1. Field of the Invention
This invention relates to a novel reaction cuvette structure and, more particularly, to a novel reaction tray comprised of a plurality of reaction cuvettes for use in automated analysis systems.
2. Description of the Prior Art
In the field of automated analysis, wherein aqueous samples are reacted in turn in respect of one or more analytes, contamination between successive samples in a major problem. In continuous-flow analytical systems as described in Skeggs et al U.S. Pat. No. 3,241,432, issued on Mar. 22, 1966, and in the Smythe et al U.S. Pat. No. 3,479,141, issued on Nov. 18, 1969, both assigned to a common assignee, sample segments are successively introduced into the system by means of a single aspirating probe, In the Skeggs et al patent, a sequence of air-wash liquid-air segments is aspirated between successive sample segments to substantially reduce contamination therebetween. The sample segments, thus separated, are passed as a continuous stream through the analytical system, so as to be reacted and analyzed in "on-line" fashion. During aspiration of each wash liquid segment, the probe is immersed into the wash liquid reservoir to remove contaminants from or "wash" both interior and exterior probe surfaces. In the latter Smythe et al patent, contamination between successive sample segments in the continuous stream is very substantially reduced by introducing an immiscible liquid, e.g., silicone, fluorocarbon oil, etc., between successive sample segments. The immiscible liquid preferentially wets the interior surfaces of the analytical system, to the complete exclusion of the aqueous sample segments. The sample segments are, in effect, completely encapsulated by the immiscible liquid, whereby contamination between successive sample segments is completely avoided.
Also, in analytical systems which do not utilize continuous-flow techniques, hereafter designated discrete systems, a controlled volume of the aqueous sample and appropriate reagents are precisely metered into a reaction cuvette, the depth of color of the reaction mixture being measured to determine the analyte concentration. Generally, such metering is effected by precisely aspirating a predetermined volume of sample or reagent and dispensing the same into the reaction cuvette. Contaminants and other residues from a previous metering operation are removed from the external probe surface by immersing the probe into a wash-liquid reservoir. Often, the probe is reverse-flushed with an appropriate liquid to clean the interior probe surfaces.

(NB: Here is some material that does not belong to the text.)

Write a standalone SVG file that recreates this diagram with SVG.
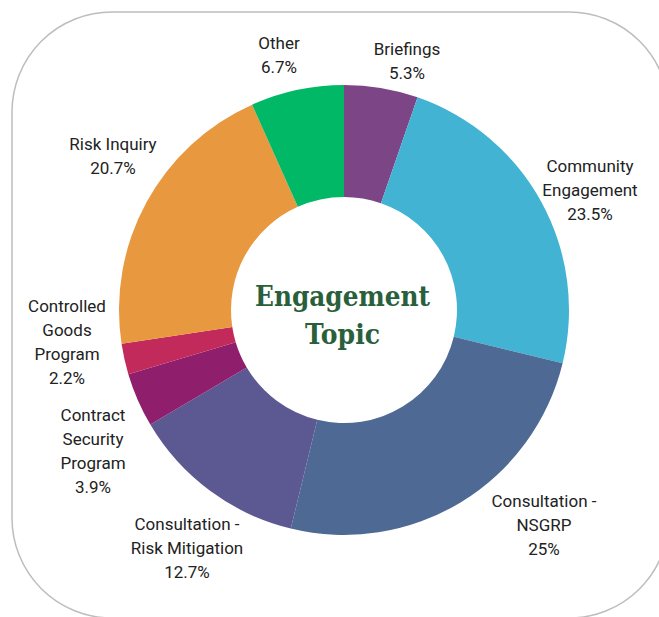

In the A. Reichler et al U.S. Pat. No. 4,121,466, issued on Oct. 24, 1978, and assigned to the common assignee, an improved metering or dispensing system, useful in both continuous-flow and discrete systems, is described, wherein contamination between successively aspirated liquids is completely avoided. In such system, the external and internal probe surfaces which normally contact the aqueous liquids, whether sample or reagent, are continuously coated with a thin film of liquid, which is immiscible with such liquids and preferentially wets such surfaces. Also, the aqueous liquid segments aspirated into the probe for dispensing are completely encapsulated within the immiscible liquid. Hence, the interior and exterior probe surfaces are not in contact with the aqueous liquid during either the aspiration or dispense cycles.
Admittedly, the metering system as described in the aforementioned U.S. Pat. No. 4,121,466 provides very beneficial results in positively eliminating contamination between successively dispensed liquid segments and, also, between sources of different liquids into which the probe is selectively immersed. However, when used as a dispenser in a discrete system, the liquid segments, whether sample or reagent, dispensed into the reaction cuvette may be encapsulated within a film of the immiscible liquid. In certain instances, for example, where a surfactant is present in the liquid being metered, there is a strong tendency for the sample or a portion thereof to remain encapsulated within the immiscible liquid film, which is not easily ruptured during the dispensing cycle. Unless such encapsulating film is ruptured, the dispensed liquid segment is not available for reaction. The present invention is particularly directed to a novel reaction cuvette structure for overcoming such shortcomings of the prior art and positively insuring against the formation of such encapsulating film during the dispensing cycle.